Stocks across the globe rose to their highest levels of 2016 yesterday and the dollar rose for a third day as investors embraced risk ahead of top policymaker and oil producer meetings.

Singapore’s normally conservative central bank unexpectedly eased policy, at a time when several hundred economists polled by Reuters said economic growth and inflation across the globe would lose further momentum this year, despite years of ultra-easy monetary policy. Many of them said it is now time for governments to increase spending.

Singapore’s move came as the World Bank and International Monetary Fund prepare to meet this week in Washington.

Wall Street stock indexes ticked up a day after the S&P 500 closed at its highest since early December. European shares added to Wednesday’s substantial gains and MSCI’s gauge of stocks across the globe hit its highest level of the year.

The Dow Jones industrial average rose 33.45 points, or 0.19 per cent, to 17,941.73, the S&P 500 gained 2.76 points, or 0.13 per cent, to 2,085.18 and the Nasdaq Composite added 3.20 points, or 0.06 per cent, to 4,950.62.

Financials led Wall Street yet again with shares of Bank of America and Wells Fargo up even as they posted lower quarterly profits and increased reserves to cover bad loans from their energy portfolios.

Oil prices were choppy after a mixed report from the International Energy Agency (IEA), which said it was sceptical that an upcoming meeting of major producers would do much to tighten the supply/demand balance.

Brent crude futures added 0.3 per cent to $44.34 per barrel and US crude rose 0.5 per cent to $41.97.

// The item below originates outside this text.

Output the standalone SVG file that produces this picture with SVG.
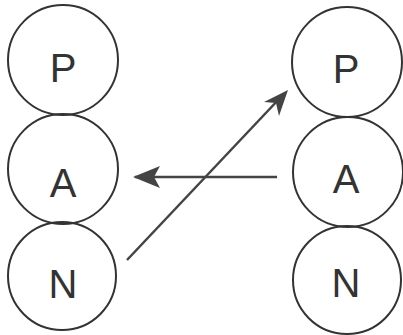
<svg xmlns="http://www.w3.org/2000/svg" width="403" height="335" viewBox="0 0 403 335">
<defs>
<style>
.c{fill:none;stroke:#333;stroke-width:2}
.t{font-family:"Liberation Sans",Arial,sans-serif;font-size:40px;fill:#333;text-anchor:middle}
.l{stroke:#444;stroke-width:2.5;fill:none}
</style>
<marker id="ah" viewBox="0 0 10 10" refX="10" refY="5" markerWidth="10" markerHeight="8" markerUnits="userSpaceOnUse" orient="auto">
<path d="M0,0 L10,5 L0,10 L2.5,5 Z" fill="#444"/>
</marker>
</defs>
<rect width="403" height="335" fill="#fff"/>
<g id="left-P"><circle class="c" cx="63" cy="60" r="55"/><text class="t" x="63" y="82">P</text></g>
<g id="left-A"><circle class="c" cx="63" cy="169" r="55"/><text class="t" x="63" y="197">A</text></g>
<g id="left-N"><circle class="c" cx="62" cy="276" r="54"/><text class="t" x="63" y="298">N</text></g>
<g id="right-P"><circle class="c" cx="347" cy="62" r="55"/><text class="t" x="346" y="83">P</text></g>
<g id="right-A"><circle class="c" cx="348" cy="172" r="55"/><text class="t" x="346" y="193">A</text></g>
<g id="right-N"><circle class="c" cx="347" cy="280" r="54"/><text class="t" x="346" y="297">N</text></g>
<g id="connectors">
<line x1="277" y1="177" x2="135" y2="177" stroke="#444" stroke-width="2.5"/>
<path d="M133,177 L160,166 L154,177 L160,188 Z" fill="#444"/>
<line x1="127" y1="260" x2="280" y2="98" stroke="#444" stroke-width="2.5"/>
<path d="M288,90 L279,116 L276,103 L264,102 Z" fill="#444"/>
</g>
</svg>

“I think the market is really looking ahead to Doha,” said Michael Tran, director of energy strategy at RBC Capital Markets in New York.

“An agreement to freeze production does little to change physical balances but constructive rhetoric could serve as a sentiment changer at a minimum, helping to legitimise the current rally and have the market hold the $40 a barrel level as the new psychological floor.”

The US dollar, in which most commodities are priced, added to its recent comeback having just chalked up its biggest one-day gain in seven weeks.

The US currency was at $1.1256 per euro, way above a six-month low of $1.1464 touched on Tuesday, and down 0.2 per cent on the yen at 109.12 yen. The dollar index rose 0.2 per cent.

The Bank of England kept interest rates on hold, as expected, but sterling continued to suffer over worries over how a June vote on Britain’s EU membership will play out.

Against the Singapore dollar the greenback strengthened nearly one per cent, the most in a day in more than eight months.

“The dollar has been doing well over recent days, particularly against Asian currencies today after the [Singapore central bank] eased policy,” said Société Générale FX strategist Alvin Tan.

“We have the IMF meetings coming and we also have the [Opec] Doha meeting which actually for the markets could be more important considering how bulled up the oil market has been recently.”

The US 10-year note was down 11/32 in price, its yield up to 1.799 per cent from 1.762 per cent late on Wednesday, ahead of a sale of 30-year government bonds.